June 5 (Bloomberg) -- Investors are too busy pushing stock prices to all-time highs to bother with gold, sending bullion’s price fluctuations to the lowest in almost 14 months.
The metal’s 60-day historical volatility dropped to 12.2 today, the lowest since April 2013, according to data compiled by Bloomberg. Bullion futures traded in a range of about $11 this week, compared with about $51 last week.
Gold’s open interest fell to a five-year low in April and the value of exchange-traded funds backed by bullion contracted by $2.6 billion in May, the largest drop this year. The metal’s appeal as a haven diminished as U.S. equities surged and tension between Ukraine and Russia eased. More than $1.1 trillion was added to the value of global stock markets last month.
“It’s apparent that some people are fleeing the gold market and find it boring,” Lance Roberts, who helps oversees $600 million as chief strategist for STA Wealth in Houston, said yesterday. “People are more upbeat about the economy and stories about political turmoil are not hogging the headlines, so there is little demand for the safe-haven gold.”

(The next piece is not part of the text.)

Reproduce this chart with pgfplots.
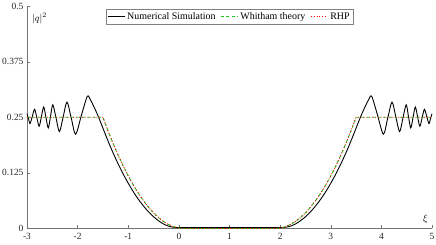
\documentclass[border=0pt]{standalone}
\usepackage{pgfplots}
\pgfplotsset{compat=1.18}
\usepackage{fontspec}
\setmainfont{Liberation Serif}
\begin{document}
\begin{tikzpicture}
\begin{axis}[
  at={(0,0)}, anchor=south west,
  width=405bp, height=222.4bp, scale only axis,
  xmin=-3, xmax=5, ymin=0, ymax=0.5,
  axis x line=bottom, axis y line=left,
  axis line style={-, draw=black!55},
  xtick={-3,-2,-1,0,1,2,3,4,5}, xticklabels={-3,-2,-1,0,1,2,3,4,5},
  ytick={0,0.125,0.25,0.375,0.5}, yticklabels={0,0.125,0.25,0.375,0.5},
  tick align=inside, major tick length=3bp, tick style={black!55, thin},
  /pgf/number format/assume math mode=true,
  ticklabel style={font=\fontsize{9.5}{11}\selectfont, text=black!85},
  xticklabel style={yshift=-1bp},
  legend columns=3,
  legend style={at={(0.5,0.985)}, anchor=north, draw=black!50, fill=white,
    font=\fontsize{10}{11}\selectfont, inner xsep=1.5pt, inner ysep=1pt,
    /tikz/every even column/.append style={column sep=3pt}},
  legend image post style={line width=0.9pt},
  clip=false,
]
\addplot[black, line width=0.9pt, smooth, tension=0.5] coordinates {
(-3.000,0.258) (-2.970,0.247) (-2.940,0.236) (-2.895,0.252) (-2.850,0.268)
(-2.805,0.249) (-2.760,0.230) (-2.715,0.2515) (-2.670,0.273) (-2.625,0.2495)
(-2.580,0.226) (-2.535,0.252) (-2.490,0.278) (-2.425,0.248) (-2.360,0.218)
(-2.285,0.251) (-2.210,0.284) (-2.125,0.248) (-2.040,0.212) (-1.925,0.2545)
(-1.810,0.297) (-1.750,0.290) (-1.700,0.279) (-1.650,0.267) (-1.600,0.254)
(-1.550,0.240) (-1.480,0.2197) (-1.380,0.1914) (-1.280,0.1650) (-1.180,0.1406)
(-1.080,0.1182) (-0.980,0.0977) (-0.880,0.0791) (-0.780,0.0625) (-0.680,0.0479)
(-0.580,0.0352) (-0.480,0.0244) (-0.380,0.0156) (-0.280,0.0088) (-0.180,0.0045)
(-0.080,0.0025) (0.020,0.002) (0.5,0.002) (1.0,0.002) (1.5,0.002) (1.980,0.002)
(2.080,0.0025) (2.180,0.0045) (2.280,0.0088) (2.380,0.0156) (2.480,0.0244)
(2.580,0.0352) (2.680,0.0479) (2.780,0.0625) (2.880,0.0791) (2.980,0.0977)
(3.080,0.1182) (3.180,0.1406) (3.280,0.1650) (3.380,0.1914) (3.480,0.2197)
(3.550,0.240) (3.600,0.254) (3.650,0.267) (3.700,0.279) (3.750,0.290)
(3.810,0.297) (3.925,0.2545) (4.040,0.212) (4.125,0.248) (4.210,0.284)
(4.285,0.251) (4.360,0.218) (4.425,0.248) (4.490,0.278) (4.535,0.252)
(4.580,0.226) (4.625,0.2495) (4.670,0.273) (4.715,0.2515) (4.760,0.230)
(4.805,0.249) (4.850,0.268) (4.895,0.252) (4.940,0.236) (4.970,0.247)
(5.000,0.258)
};
\addlegendentry{Numerical Simulation}
\addplot[color={rgb,1:red,0.1;green,0.8;blue,0.1}, line width=0.9pt, dash pattern=on 3pt off 2.5pt] coordinates {
(-3.0,0.25) (-1.5,0.25) (-1.4,0.2197) (-1.3,0.1914) (-1.2,0.1650) (-1.1,0.1406)
(-1.0,0.1182) (-0.9,0.0977) (-0.8,0.0791) (-0.7,0.0625) (-0.6,0.0479) (-0.5,0.0352)
(-0.4,0.0244) (-0.3,0.0156) (-0.2,0.0088) (-0.1,0.0039) (0.0,0.0010) (0.1,0.0)
(1.9,0.0) (2.0,0.0010) (2.1,0.0039) (2.2,0.0088) (2.3,0.0156) (2.4,0.0244)
(2.5,0.0352) (2.6,0.0479) (2.7,0.0625) (2.8,0.0791) (2.9,0.0977) (3.0,0.1182)
(3.1,0.1406) (3.2,0.1650) (3.3,0.1914) (3.4,0.2197) (3.5,0.25) (5.0,0.25)
};
\addlegendentry{Whitham theory}
\addplot[red, line width=0.9pt, dotted] coordinates {
(-3.0,0.25) (-1.5,0.25) (-1.4,0.2197) (-1.3,0.1914) (-1.2,0.1650) (-1.1,0.1406)
(-1.0,0.1182) (-0.9,0.0977) (-0.8,0.0791) (-0.7,0.0625) (-0.6,0.0479) (-0.5,0.0352)
(-0.4,0.0244) (-0.3,0.0156) (-0.2,0.0088) (-0.1,0.0039) (0.0,0.0010) (0.1,0.0)
(1.9,0.0) (2.0,0.0010) (2.1,0.0039) (2.2,0.0088) (2.3,0.0156) (2.4,0.0244)
(2.5,0.0352) (2.6,0.0479) (2.7,0.0625) (2.8,0.0791) (2.9,0.0977) (3.0,0.1182)
(3.1,0.1406) (3.2,0.1650) (3.3,0.1914) (3.4,0.2197) (3.5,0.25) (5.0,0.25)
};
\addlegendentry{RHP}
\node[anchor=west, font=\fontsize{10}{12}\selectfont] at (axis cs:-2.97,0.472) {$|q|^2$};
\node[font=\fontsize{10}{12}\selectfont] at (axis cs:4.87,0.022) {$\xi$};
\end{axis}
\pgfresetboundingbox
\path[use as bounding box] (-27bp,-16.5bp) rectangle (409bp,228.5bp);
\end{tikzpicture}
\end{document}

Gold futures for August delivery fell less than 0.1 percent to $1,243.80 an ounce on the Comex in New York by 1:13 p.m. Singapore time. The metal touched $1,240.20 on June 3, the lowest since January. Last year, prices plunged 28 percent amid concern that the Federal Reserve would slow the pace of monetary stimulus.
Prices could fall to $1,150 by the end of the year, according to James Cordier, the founder of Optionsellers.com in Tampa, Florida. The recent narrow trading spread, coupled with declines in price swings, signal that gold is poised to break out of its range, he said.
The 60-day volatility measure is at the lowest since April 11, 2013. In the next two sessions, prices tumbled 13 percent, entering a bear market and capping the biggest slump since 1980. The annual decline in 2013 snapped 12 straight years of gains.
Holdings in global ETPs backed by the metal are near the lowest since 2009. More than $73 billion was erased from the value of the funds in 2013.
“There is not much interest in gold at the moment, and things are calmer in Ukraine,” Tommy Capalbo, a broker at Newedge Group in New York, said yesterday. “Money is flowing into equities as people are more cautiously optimistic about the economy.”
The Standard & Poor’s 500 Index of shares gained 0.2 percent to 1,927.88 yesterday in New York, after reaching an all-time high of 1,928.63.
Bullion climbed 70 percent from December 2008 to June 2011 as the Fed bought debt and held borrowing costs near zero percent. The central bank reduced its monthly asset buying to $45 billion in April after the fourth straight $10 billion cut.
Gold’s open interest, the aggregate number of futures contracts yet to be closed, liquidated or delivered, dropped to 362,838 on April 4, the lowest since May 2009. Open interest was at 382,141 as of June 3.
Silver futures for July delivery rose 0.1 percent to $18.815 an ounce in New York. The metal’s 60-day volatility this week fell to the lowest since 2005. Prices touched $18.615 on May 30, the lowest since June 28, 2013.